Ronald, minutes after his release from St. Clair Correctional Facility in Alabama. “When I wake up,” he said, “it will be strange to me, because I'm so used to waking up in that little small cell with just a toilet and bed for so long. I'm going to think I'm dreaming or something."
Ronald sits at his gate at the Atlanta International Airport waiting for his flight to Philadelphia with his social worker.
Seconds after ringing the doorbell at the home of his mother, Willie Mae. Ronald had not seen his mother for 11 years in person and hadn’t been inside this house since he was a teenager in Philadelphia back in the mid-’70s.
Willie Mae and Ronald reunite in Philadelphia after his release. Willie Mae said that when she found out he was coming home, only a week prior to this moment, she thanked the Lord for answering her prayers. Her greatest fear was she’d pass away and not get to spend time with her son.
Ronald and his mother Willie Mae visit his grandmother Sallie ("Big Grandmama")'s grave who helped raise him in Alabama. Big Grandmama passed away in 1997 at the age of 78, which is a year younger than Willie Mae is now. Elston regrets not being able to attend her funeral.

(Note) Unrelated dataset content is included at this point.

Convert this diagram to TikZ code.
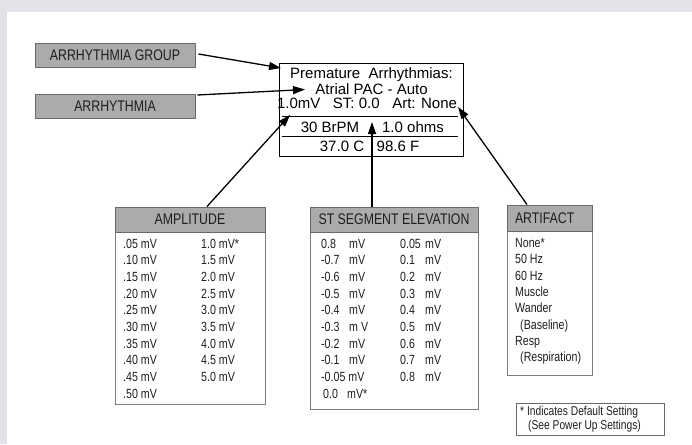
\documentclass[tikz,border=0pt]{standalone}
\usepackage{fontspec}
\setmainfont{Liberation Sans}
\newfontfamily\cnd[FakeStretch=0.8]{Liberation Sans}
\usetikzlibrary{arrows.meta,calc}
\definecolor{framegray}{RGB}{226,227,232}
\definecolor{fillgray}{RGB}{171,171,171}
\definecolor{edgegray}{RGB}{105,105,105}
\definecolor{bodyedge}{RGB}{125,125,125}
\definecolor{inkgray}{RGB}{30,30,30}
\begin{document}
\begin{tikzpicture}[x=1pt,y=-1pt,
 labelbox/.style={draw=edgegray,fill=fillgray,line width=0.9pt,inner sep=0pt,font=\cnd\fontsize{15.4}{17}\selectfont,text=inkgray},
 headbox/.style={draw=edgegray,fill=fillgray,line width=0.9pt,inner sep=0pt,font=\cnd\fontsize{15.4}{17}\selectfont,text=inkgray},
 bodybox/.style={draw=bodyedge,fill=white,line width=0.9pt,inner sep=0pt},
 item/.style={anchor=base west,inner sep=0pt,font=\cnd\fontsize{13.3}{15}\selectfont,text=inkgray},
 notetext/.style={anchor=base west,inner sep=0pt,font=\cnd\fontsize{12.8}{14}\selectfont,text=inkgray},
 disptext/.style={anchor=base,inner sep=0pt,font=\fontsize{15}{17}\selectfont},
 pointer/.style={draw=black,line width=1.3pt,-{Triangle[length=12pt,width=8pt]}},
 rule/.style={draw=black,line width=1pt},
]
\useasboundingbox (0,0) rectangle (692,444);
\fill[framegray] (0,0) rectangle (692,444);
\fill[white] (7,12) rectangle (692,444);

% left labels
\node[labelbox,minimum width=160pt,minimum height=24pt] (grp) at (115,55.5) {ARRHYTHMIA GROUP};
\node[labelbox,minimum width=160pt,minimum height=24pt] (arr) at (115,106) {ARRHYTHMIA};

% display box
\node[draw=black,line width=1pt,minimum width=184pt,minimum height=93pt,inner sep=0pt] (disp) at (371,109.5) {};
\node[disptext] (l1) at (371.5,78) {Premature\ \ Arrhythmias:};
\node[disptext] (l2) at (371.5,94) {Atrial PAC - Auto};
\node[disptext] (l3) at (367,108) {\makebox[180pt]{1.0mV\hfill ST: 0.0\hfill Art: None}};
\draw[rule] (282,116) -- (458,116);
\draw[rule] (282,136) -- (458,136);
\node[disptext] (r1a) at (330,132) {30 BrPM};
\node[disptext] (r1b) at (413,132) {1.0 ohms};
\node[disptext] (r2a) at (342,151) {37.0 C};
\node[disptext] (r2b) at (398,151) {98.6 F};

% AMPLITUDE
\node[bodybox,minimum width=150pt,minimum height=172pt] (ampb) at (190,318) {};
\node[headbox,minimum width=150pt,minimum height=25pt] (amph) at (190,219.5) {AMPLITUDE};
\foreach \t [count=\i] in {.05,.10,.15,.20,.25,.30,.35,.40,.45,.50}
  \node[item] (ampa\i) at (123,{248.3+16.67*(\i-1)}) {\t\ mV};
\foreach \t [count=\i] in {1.0 mV*,1.5 mV,2.0 mV,2.5 mV,3.0 mV,3.5 mV,4.0 mV,4.5 mV,5.0 mV}
  \node[item] (ampc\i) at (201,{248.3+16.67*(\i-1)}) {\t};

% ST SEGMENT ELEVATION
\node[bodybox,minimum width=168pt,minimum height=177pt] (stb) at (394,320.5) {};
\node[headbox,minimum width=168pt,minimum height=25pt] (sth) at (394,219.5) {ST SEGMENT ELEVATION};
\foreach \t/\u [count=\i] in {0.8/mV,-0.7/mV,-0.6/mV,-0.5/mV,-0.4/mV,-0.3/m V,-0.2/mV,-0.1/mV}{
  \node[item] (sta\i) at (321,{248.3+16.67*(\i-1)}) {\t};
  \node[item] (stu\i) at (349,{248.3+16.67*(\i-1)}) {\u};
}
\node[item] (sta9) at (321,{248.3+16.67*8}) {-0.05 mV};
\node[item] (sta10) at (323,{248.3+16.67*9}) {0.0};
\node[item] (stu10) at (347,{248.3+16.67*9}) {mV*};
\foreach \t [count=\i] in {0.05,0.1,0.2,0.3,0.4,0.5,0.6,0.7,0.8}{
  \node[item] (stc\i) at (400,{248.3+16.67*(\i-1)}) {\t};
  \node[item] (stv\i) at (425,{248.3+16.67*(\i-1)}) {mV};
}

% ARTIFACT
\node[bodybox,minimum width=85pt,minimum height=144pt] (artb) at (549.5,303) {};
\node[headbox,minimum width=85pt,minimum height=26pt,text width=69pt,align=left] (arth) at (549.5,218) {ARTIFACT};
\foreach \t/\x [count=\i] in {None*/515,50 Hz/515,60 Hz/515,Muscle/515,Wander/515,(Baseline)/520,Resp/515,(Respiration)/520}
  \node[item] (arti\i) at (\x,{247.5+16.3*(\i-1)}) {\t};

% footnote
\node[draw=edgegray,line width=0.9pt,minimum width=148pt,minimum height=32pt,inner sep=0pt] (note) at (590,419) {};
\node[notetext] (note1) at (520,415.5) {* Indicates Default Setting};
\node[notetext] (note2) at (528,429.5) {(See Power Up Settings)};

% pointers
\coordinate (tgrp) at (281,68);
\coordinate (tarr) at (305,89.5);
\coordinate (tamp) at (290,115);
\coordinate (tst) at (372,122);
\coordinate (tart) at (458,107);
\draw[pointer] ($(grp.east)+(3,-1.5)$) -- (tgrp);
\draw[pointer] ($(arr.east)+(2,-11)$) -- (tarr);
\draw[pointer] ($(amph.north)+(17,0)$) -- (tamp);
\draw[pointer] ($(sth.north)+(-22,0)$) -- (tst);
\draw[pointer] ($(arth.north)+(-22.5,0)$) -- (tart);
\end{tikzpicture}
\end{document}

Ronald and his mother Willie Mae spend the day after Columbus Day fulfilling Ronald's parole obligations. He registers with the police department to get an ID; he goes to Philadelphia Traffic Court to prove he doesn't owe them any money even though he's never lived in Philadelphia as an adult; he then registers at the Philadelphia Criminal Justice Center. Willie Mae who doesn't travel farther than her immediate neighborhood, and Ronald who hasn't travelled at all in over 30 years, were both stressed that if they couldn't figure out how to do one of these things, he'd be sent back.

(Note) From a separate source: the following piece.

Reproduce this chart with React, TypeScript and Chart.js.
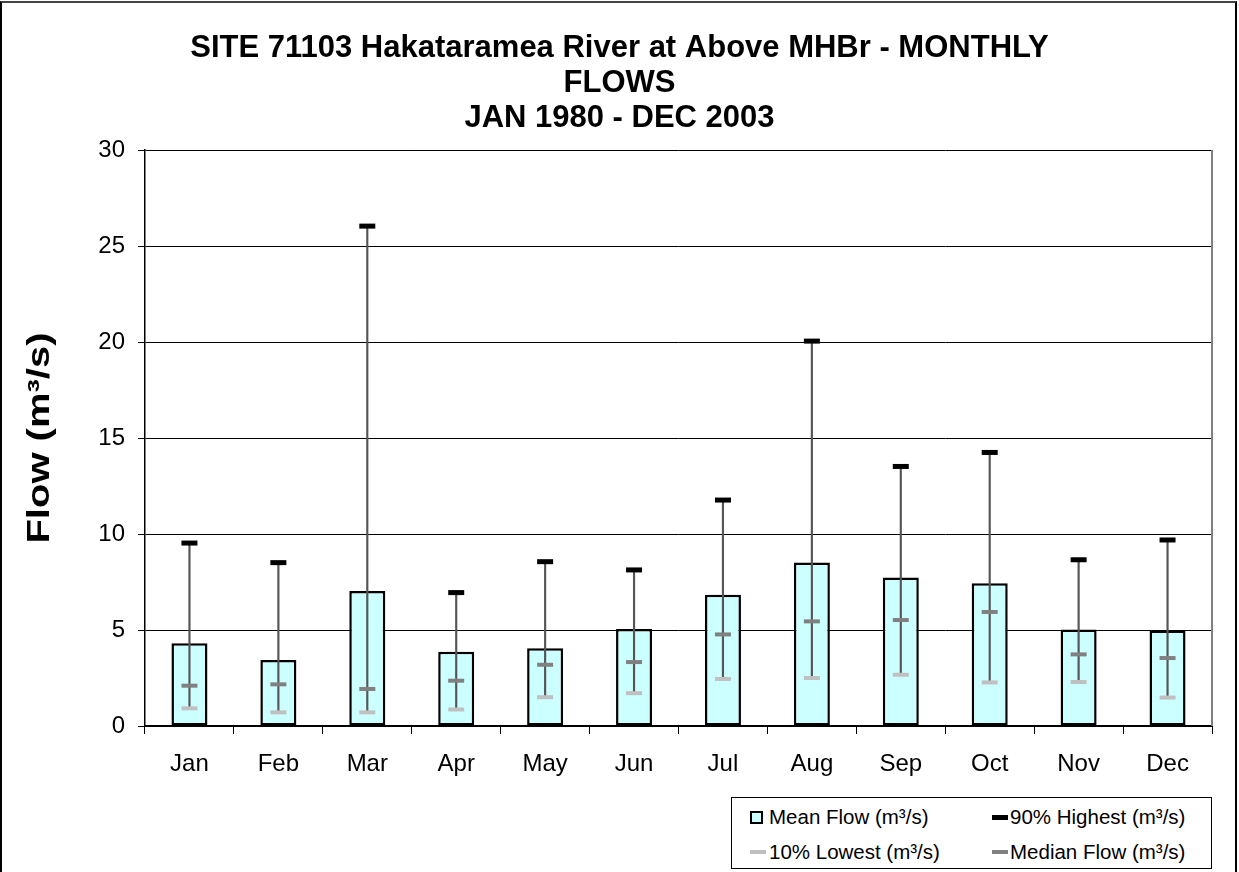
import React, { useEffect, useRef } from "react";
import { Chart, registerables } from "chart.js";

Chart.register(...registerables);

const FONT = "'Liberation Sans', Arial, Helvetica, sans-serif";

const months = ["Jan", "Feb", "Mar", "Apr", "May", "Jun", "Jul", "Aug", "Sep", "Oct", "Nov", "Dec"];
const meanFlow = [4.31, 3.44, 7.03, 3.87, 4.05, 5.05, 6.84, 8.52, 7.74, 7.44, 5.03, 4.98];
const highest90 = [9.53, 8.51, 26.04, 6.95, 8.56, 8.13, 11.77, 20.05, 13.52, 14.25, 8.66, 9.69];
const medianFlow = [2.1, 2.17, 1.93, 2.36, 3.19, 3.33, 4.77, 5.45, 5.52, 5.94, 3.73, 3.54];
const lowest10 = [0.92, 0.71, 0.71, 0.86, 1.5, 1.71, 2.45, 2.5, 2.67, 2.27, 2.29, 1.48];
const yTicks = [0, 5, 10, 15, 20, 25, 30];

const titleLines = [
  "SITE 71103 Hakataramea River at Above MHBr - MONTHLY",
  "FLOWS",
  "JAN 1980 - DEC 2003",
];

export default function App() {
  const canvasRef = useRef<HTMLCanvasElement | null>(null);

  useEffect(() => {
    const canvas = canvasRef.current;
    if (!canvas) return;

    const rightBorder = {
      id: "rightBorder",
      beforeDatasetsDraw(chart: any) {
        const { ctx, chartArea } = chart;
        ctx.save();
        ctx.strokeStyle = "#808080";
        ctx.lineWidth = 2;
        ctx.beginPath();
        ctx.moveTo(chartArea.right, chartArea.top);
        ctx.lineTo(chartArea.right, chartArea.bottom);
        ctx.stroke();
        ctx.restore();
      },
    };

    // The reference's vertical axis title is drawn stretched along its length.
    const stretchedYTitle = {
      id: "stretchedYTitle",
      beforeDraw(chart: any) {
        const scale = chart.scales.y;
        if (!scale || scale.__stretched) return;
        const orig = Object.getPrototypeOf(scale).drawTitle;
        scale.drawTitle = function () {
          const ctx = this.ctx;
          const cy = (this.top + this.bottom) / 2;
          ctx.save();
          ctx.translate(0, cy);
          ctx.scale(1, 1.29);
          ctx.translate(0, -cy);
          orig.call(this);
          ctx.restore();
        };
        scale.__stretched = true;
      },
    };

    const chart = new Chart(canvas, {
      type: "bar",
      data: {
        labels: months,
        datasets: [
          {
            type: "bar",
            label: "Mean Flow (m³/s)",
            data: meanFlow,
            backgroundColor: "#ccffff",
            borderColor: "#000000",
            borderWidth: 2.5,
            borderSkipped: false,
            barPercentage: 0.405,
            categoryPercentage: 1,
            grouped: false,
            order: 5,
          } as any,
          {
            type: "bar",
            label: "range",
            data: months.map((_, i) => [lowest10[i], highest90[i]]),
            backgroundColor: "#555555",
            borderWidth: 0,
            barThickness: 1.5,
            grouped: false,
            order: 4,
          } as any,
          {
            type: "line",
            label: "90% Highest (m³/s)",
            data: highest90,
            showLine: false,
            pointStyle: "line",
            pointRadius: 8,
            pointBorderWidth: 5,
            pointBorderColor: "#000000",
            borderColor: "#000000",
            order: 1,
          } as any,
          {
            type: "line",
            label: "10% Lowest (m³/s)",
            data: lowest10,
            showLine: false,
            pointStyle: "line",
            pointRadius: 8,
            pointBorderWidth: 4,
            pointBorderColor: "#c0c0c0",
            borderColor: "#c0c0c0",
            order: 2,
          } as any,
          {
            type: "line",
            label: "Median Flow (m³/s)",
            data: medianFlow,
            showLine: false,
            pointStyle: "line",
            pointRadius: 8,
            pointBorderWidth: 4,
            pointBorderColor: "#808080",
            borderColor: "#808080",
            order: 2,
          } as any,
        ],
      },
      options: {
        responsive: false,
        animation: false,
        events: [],
        layout: { padding: { left: 27, right: 27, top: 0, bottom: 0 } },
        plugins: {
          legend: { display: false },
          tooltip: { enabled: false },
          title: {
            display: true,
            text: titleLines,
            color: "#000000",
            font: { family: FONT, size: 31, weight: "bold", lineHeight: 1.13 },
            padding: { top: 31, bottom: 14 },
          },
        },
        scales: {
          x: {
            type: "category",
            offset: true,
            grid: {
              offset: true,
              drawOnChartArea: false,
              drawTicks: true,
              tickLength: 8,
              color: "#000000",
              lineWidth: 1,
            },
            border: { color: "#000000", width: 2 },
            ticks: {
              font: { family: FONT, size: 24 },
              color: "#000000",
              padding: 16,
            },
            afterFit: (s: any) => {
              s.height = 146;
            },
          },
          y: {
            min: 0,
            max: 30,
            afterBuildTicks: (s: any) => {
              s.ticks = yTicks.map((v) => ({ value: v }));
            },
            ticks: {
              font: { family: FONT, size: 24 },
              color: "#000000",
              padding: 13,
            },
            grid: { color: "#000000", lineWidth: 1, tickLength: 7 },
            border: { color: "#000000", width: 1.5 },
            title: {
              display: true,
              text: "Flow (m³/s)",
              color: "#000000",
              font: { family: FONT, size: 31, weight: "bold", lineHeight: 0.84 },
              padding: { top: 0, bottom: 0 },
            },
            afterFit: (s: any) => {
              s.width = 118;
            },
          },
        },
      } as any,
      plugins: [rightBorder, stretchedYTitle],
    });

    return () => {
      chart.destroy();
    };
  }, []);

  const legendText: React.CSSProperties = {
    position: "absolute",
    fontFamily: FONT,
    fontSize: "20.5px",
    color: "#000",
    lineHeight: "24px",
    whiteSpace: "nowrap",
  };

  return (
    <div style={{ position: "absolute", left: 0, top: 0, width: 1239, height: 872, overflow: "hidden", background: "#fff" }}>
      <div
        style={{
          position: "absolute",
          left: 0,
          top: 1,
          width: 1237,
          height: 900,
          boxSizing: "border-box",
          border: "2px solid #000",
          borderTopColor: "#444",
        }}
      />
      <canvas
        ref={canvasRef}
        width={1239}
        height={872}
        style={{ position: "absolute", left: 0, top: 0, width: 1239, height: 872, display: "block" }}
      />
      <div
        style={{
          position: "absolute",
          left: 731,
          top: 797,
          width: 481,
          height: 72,
          boxSizing: "border-box",
          border: "1px solid #000",
          background: "#fff",
        }}
      >
        <div style={{ position: "absolute", left: 18, top: 13, width: 13, height: 13, boxSizing: "border-box", border: "2px solid #000", background: "#ccffff" }} />
        <span style={{ ...legendText, left: 37, top: 7 }}>Mean Flow (m³/s)</span>
        <div style={{ position: "absolute", left: 260, top: 17, width: 16, height: 5, background: "#000" }} />
        <span style={{ ...legendText, left: 278, top: 7 }}>90% Highest (m³/s)</span>
        <div style={{ position: "absolute", left: 18, top: 52, width: 16, height: 4, background: "#c0c0c0" }} />
        <span style={{ ...legendText, left: 37, top: 42 }}>10% Lowest (m³/s)</span>
        <div style={{ position: "absolute", left: 260, top: 52, width: 16, height: 4, background: "#808080" }} />
        <span style={{ ...legendText, left: 278, top: 42 }}>Median Flow (m³/s)</span>
      </div>
    </div>
  );
}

Ronald cooks breakfast for his mother, Willie Mae, every morning. “I still wake up like I do in prison. I have my watch, which goes off at 7 o’clock—see in there, 7 o’clock is wake-up call, 7:30 is room inspection—so when I get up, I get up just like I do in there. All the things about prison haven’t left me yet.”
Ronald, also known as “Donnie” to his family, cuts into his 59th birthday cake with his great-nephew on his left, on January 10, 2016. This birthday marked his first birthday out of prison; the last birthday he remembers as a free man, he was the age of the picture on his cake.

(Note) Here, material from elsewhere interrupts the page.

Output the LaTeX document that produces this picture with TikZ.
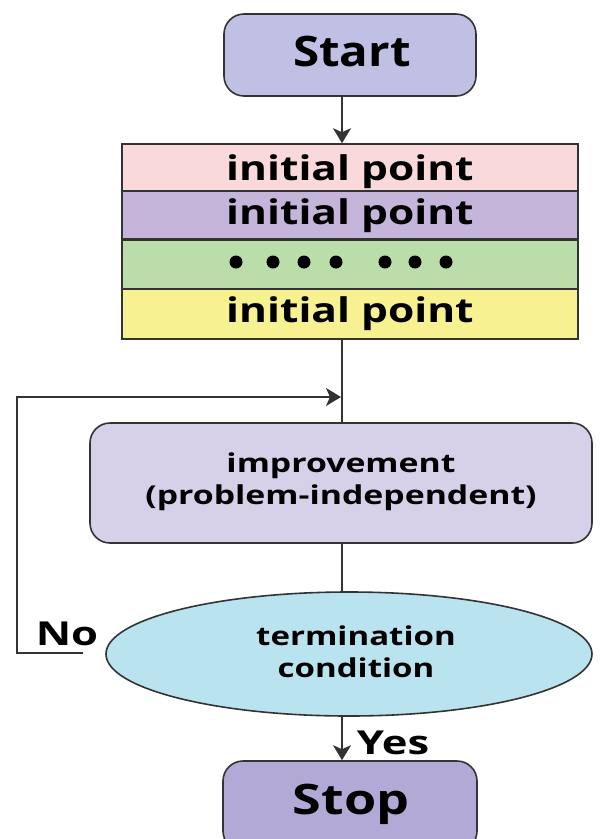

Ronald and his nieces look at a family album at Millie Mae's house.
Ronald and his mother Willie Mae go grocery shopping for the week in Philadelphia, a day after Ronald's release from St. Clair Correctional Facility in Alabama. “I’m so tired of chicken and hot dogs, baloney,” Ronald says, as he speaks about what he’s most excited to eat out of prison. “What I’d really like to eat is some glazed donuts. It’s been so long—I love glazed donuts.”
Ronald on the phone with his daughter, who lives in Anniston, Alabama. Ronald was sentenced to life in prison without the possibility of parole when she was three years old; she’s now in her late 30s. Ronald has never met one of his grandchildren.
Ronald and his niece, at one of many family get-togethers since Ronald's release from prison. Ronald's sister and two nieces live in New Jersey, an hour and a half from Willie Mae's house in Philadelphia.
Willie Mae takes Ronald shopping in Philadelphia, a day after his release from St. Clair Correctional Facility in Alabama.
Ronald with his great nephews in the living room of Willie Mae's house in Philadelphia. This was the first time the three of them had met.